Everything else about the game follows the same design philosophy as he story; simple. The game plays out as a strategy RPG, having you pick locations on a world map to trigger story events (and a few special events late in game), enter set battles against monsters and enter certain areas to shop or talk with villagers and your allies. Towns have very little reason to exist here, offering only bare bones extra dialog before triggering a story point and a shop here and there. Shops become very rare in the second half, meaning most your team will have outdated equipment very fast, which kills some game balance; some characters have significantly lower stats than others and require the use powerful equipment to be of real use. This is balanced out a little with an item crafting system introduced around the halfway point, allowing you to mix gained vatie to grant new bonuses to armor and weapons, but it requires additional weapons so you can switch out equipment of party members.

There's little that interesting about any of the systems in the game, outside leveling up and the battle system. Your party gains experience whenever they perform an action on a target (including themselves), with healing actions on other characters granting thirty experience every use, making level grinding characters with healing abilities much easier. Otherwise, attack experience is based on the difference between levels from your side and the enemy. Leveling up completely restores health and magic points as well, making it crucial in battle strategy. This can also make things a bit too easy, however; healing characters almost never run out of magic points if they heal constantly (even when a target is at full health), making it very hard for characters to die in combat. Performing actions in combat also increases the flash drive bar, which fills with three flash points that can be used for flash drive attacks and synergy moves between characters, which are incredibly powerful and can turn the tide of battle. Synergy moves, however, take a ton of points to use and require close proximity between all involved in the move, making situations where they're needed almost non-existent. I only used a single synergy move in my years of playing this game on and off, and that was just to see what the attack looked like.

The game has a very uneven difficulty curve at times, and it can easily be overcome with grinding, which in itself can be a bit of a mark against the game. Avoiding grinding in extra battles can result in some frustrating battles with high damage dealing enemies, although this is occasionally a problem with grinding anyways due to a lack of item shops in late game. Taking time from the story to grind out experience can be tiring for some, but I didn't mind it so much. Luminous Arc's simplicity is its greatest strength, because you always understand most every variable. There's no overwhelming feeling here, just good old fun fighting monsters and bandits with whatever characters you want. The game works perfectly for a portable system, because you can easily save anywhere and spend a few minutes in a simple battle to kill some time. It's never too demanding outside story battles. The result can be addictive, or at least this was the case for me.

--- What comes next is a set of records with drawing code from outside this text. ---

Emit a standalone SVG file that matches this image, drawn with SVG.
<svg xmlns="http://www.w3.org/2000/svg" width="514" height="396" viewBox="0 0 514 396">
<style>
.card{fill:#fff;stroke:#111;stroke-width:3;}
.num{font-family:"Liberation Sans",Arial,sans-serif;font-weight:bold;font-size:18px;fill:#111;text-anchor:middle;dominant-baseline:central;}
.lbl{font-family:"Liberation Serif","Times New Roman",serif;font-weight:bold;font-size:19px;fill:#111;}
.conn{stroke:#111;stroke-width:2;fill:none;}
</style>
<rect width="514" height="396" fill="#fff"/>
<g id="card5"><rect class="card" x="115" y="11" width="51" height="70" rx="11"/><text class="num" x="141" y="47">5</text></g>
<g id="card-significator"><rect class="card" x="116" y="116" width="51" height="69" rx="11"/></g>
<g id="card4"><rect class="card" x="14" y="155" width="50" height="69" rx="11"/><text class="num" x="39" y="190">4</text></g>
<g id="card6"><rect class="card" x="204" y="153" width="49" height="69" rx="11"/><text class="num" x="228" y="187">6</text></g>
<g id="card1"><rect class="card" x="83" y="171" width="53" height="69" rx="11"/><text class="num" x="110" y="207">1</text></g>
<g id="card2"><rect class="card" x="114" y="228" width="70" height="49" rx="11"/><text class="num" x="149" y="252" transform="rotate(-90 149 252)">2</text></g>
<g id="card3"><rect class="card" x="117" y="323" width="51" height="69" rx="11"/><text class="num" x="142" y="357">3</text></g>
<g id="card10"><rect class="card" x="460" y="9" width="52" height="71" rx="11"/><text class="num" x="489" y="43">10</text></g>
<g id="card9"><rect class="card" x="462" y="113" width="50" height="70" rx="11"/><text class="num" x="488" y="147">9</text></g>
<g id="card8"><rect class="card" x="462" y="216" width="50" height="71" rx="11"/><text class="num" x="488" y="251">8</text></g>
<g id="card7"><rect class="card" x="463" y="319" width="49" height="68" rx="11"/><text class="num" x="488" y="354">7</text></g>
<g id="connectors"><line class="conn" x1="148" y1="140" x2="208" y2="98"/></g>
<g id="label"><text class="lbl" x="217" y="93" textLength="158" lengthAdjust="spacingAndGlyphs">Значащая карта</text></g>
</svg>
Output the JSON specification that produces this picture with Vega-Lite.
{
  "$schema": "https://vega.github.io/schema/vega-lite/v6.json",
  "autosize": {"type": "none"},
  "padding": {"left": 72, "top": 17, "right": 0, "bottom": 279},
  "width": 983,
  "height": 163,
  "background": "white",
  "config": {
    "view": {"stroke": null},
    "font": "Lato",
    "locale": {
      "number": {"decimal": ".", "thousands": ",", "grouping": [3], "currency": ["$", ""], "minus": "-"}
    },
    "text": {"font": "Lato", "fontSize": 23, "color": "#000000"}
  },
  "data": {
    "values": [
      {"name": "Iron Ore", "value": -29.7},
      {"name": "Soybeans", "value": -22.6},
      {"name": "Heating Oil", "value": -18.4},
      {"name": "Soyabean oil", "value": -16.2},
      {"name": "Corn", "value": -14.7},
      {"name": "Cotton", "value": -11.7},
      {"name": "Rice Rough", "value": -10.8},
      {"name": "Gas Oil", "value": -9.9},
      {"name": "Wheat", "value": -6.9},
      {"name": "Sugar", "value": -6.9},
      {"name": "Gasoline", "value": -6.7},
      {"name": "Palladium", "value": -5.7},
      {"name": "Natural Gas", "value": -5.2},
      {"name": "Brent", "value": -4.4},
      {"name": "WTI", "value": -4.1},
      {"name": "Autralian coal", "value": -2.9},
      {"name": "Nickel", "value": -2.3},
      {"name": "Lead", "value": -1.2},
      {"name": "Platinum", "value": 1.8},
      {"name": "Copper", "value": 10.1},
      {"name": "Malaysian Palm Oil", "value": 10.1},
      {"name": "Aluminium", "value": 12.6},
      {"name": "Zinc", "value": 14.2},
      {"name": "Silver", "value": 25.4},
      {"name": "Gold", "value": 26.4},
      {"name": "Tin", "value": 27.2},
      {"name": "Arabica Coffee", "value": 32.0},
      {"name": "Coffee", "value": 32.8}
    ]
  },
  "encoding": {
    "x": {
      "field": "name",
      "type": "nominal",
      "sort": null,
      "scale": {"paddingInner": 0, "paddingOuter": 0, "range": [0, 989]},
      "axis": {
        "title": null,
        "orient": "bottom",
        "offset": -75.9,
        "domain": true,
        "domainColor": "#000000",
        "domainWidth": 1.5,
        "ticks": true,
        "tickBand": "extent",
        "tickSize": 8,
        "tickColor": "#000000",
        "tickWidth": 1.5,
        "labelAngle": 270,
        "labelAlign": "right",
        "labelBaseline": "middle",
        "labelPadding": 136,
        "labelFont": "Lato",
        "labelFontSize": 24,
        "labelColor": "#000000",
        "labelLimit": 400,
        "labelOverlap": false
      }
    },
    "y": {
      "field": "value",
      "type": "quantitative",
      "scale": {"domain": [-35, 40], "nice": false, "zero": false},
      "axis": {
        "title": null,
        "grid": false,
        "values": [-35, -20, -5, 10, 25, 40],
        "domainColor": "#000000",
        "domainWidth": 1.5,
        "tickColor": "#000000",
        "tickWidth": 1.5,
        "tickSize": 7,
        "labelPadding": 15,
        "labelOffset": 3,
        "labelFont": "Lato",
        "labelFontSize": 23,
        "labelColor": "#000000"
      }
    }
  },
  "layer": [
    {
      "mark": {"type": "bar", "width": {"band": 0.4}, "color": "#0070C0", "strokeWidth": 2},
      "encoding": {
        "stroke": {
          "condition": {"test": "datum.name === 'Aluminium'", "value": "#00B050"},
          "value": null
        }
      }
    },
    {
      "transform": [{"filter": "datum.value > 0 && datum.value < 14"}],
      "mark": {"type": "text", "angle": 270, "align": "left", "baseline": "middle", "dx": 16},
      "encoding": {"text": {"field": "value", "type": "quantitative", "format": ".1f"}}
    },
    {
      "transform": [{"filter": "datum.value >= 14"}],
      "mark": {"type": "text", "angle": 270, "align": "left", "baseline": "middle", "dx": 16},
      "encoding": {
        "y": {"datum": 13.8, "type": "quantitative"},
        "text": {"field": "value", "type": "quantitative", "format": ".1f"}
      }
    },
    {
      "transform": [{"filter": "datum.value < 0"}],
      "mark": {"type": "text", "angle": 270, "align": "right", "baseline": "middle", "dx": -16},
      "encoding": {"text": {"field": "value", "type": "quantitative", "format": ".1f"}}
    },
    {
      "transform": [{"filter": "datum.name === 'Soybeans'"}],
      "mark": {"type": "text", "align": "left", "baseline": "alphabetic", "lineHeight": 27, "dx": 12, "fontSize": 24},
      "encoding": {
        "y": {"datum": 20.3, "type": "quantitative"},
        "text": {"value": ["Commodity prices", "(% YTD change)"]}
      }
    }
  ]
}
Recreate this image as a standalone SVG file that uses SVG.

There's also the intermissions you can try to complete. After every battle, your main character, Alph, can talk with someone who was just in battle with him. There's a set amount of these moments with every character, and answering correctly improves your relationship with your party, which fills a heart meter. At certain points, characters will give you different gifts, and reaching the max gains items that half the cost for spells, useful for the tons of magic users present in the game. This is nice, but the benefit in battle is almost non-existent. When Alph is next to a character he has a relationship with, both characters get a bonus of accuracy and evasion. However, most every spell in the game hits targets next to each other, so this creates a conflicting design where the last thing you want to do is have characters paired up next to each other. There's never a moment where this bonus is particularly helpful.

The presentation is simple but effective. All the menus are easy to move through and understand, the sprites are properly detailed, the maps are easy to follow, and the music is never intrusive. There's even some surprisingly good voice acting in here (and I swear that Saki and Johannes are both played by Michelle Ruff). Battles can occasionally get hectic, however, as characters bunched up together can block one another from site. This is an issue with the touch screen controls, as the entire game is mostly handled with touch screen and no buttons. This can result in occasional moments in battle where you can't touch the proper square or target, although I only encountered this just a few rare times, and it may partly be blamed by my aged DS. The best assist here is easily the character portraits; Kaito Shibano's designs are all filled with life and energy, especially for all the witches, giving them overblown and instantly memorable outfits and hair styles, all without going too silly.

Luminous Arc has a good number of problems, including some technical issues during battle, but it has a rough charm. This was a first release by rookie studio Imageepoch (who have gone on to make some very fine games since), and you can tell that they really cared to make something special. They didn't quite exceed at making something great, but they made something memorable and enjoyable. Don't get Luminous Arc expecting something mindblowing, just go in expecting something simple and entertaining.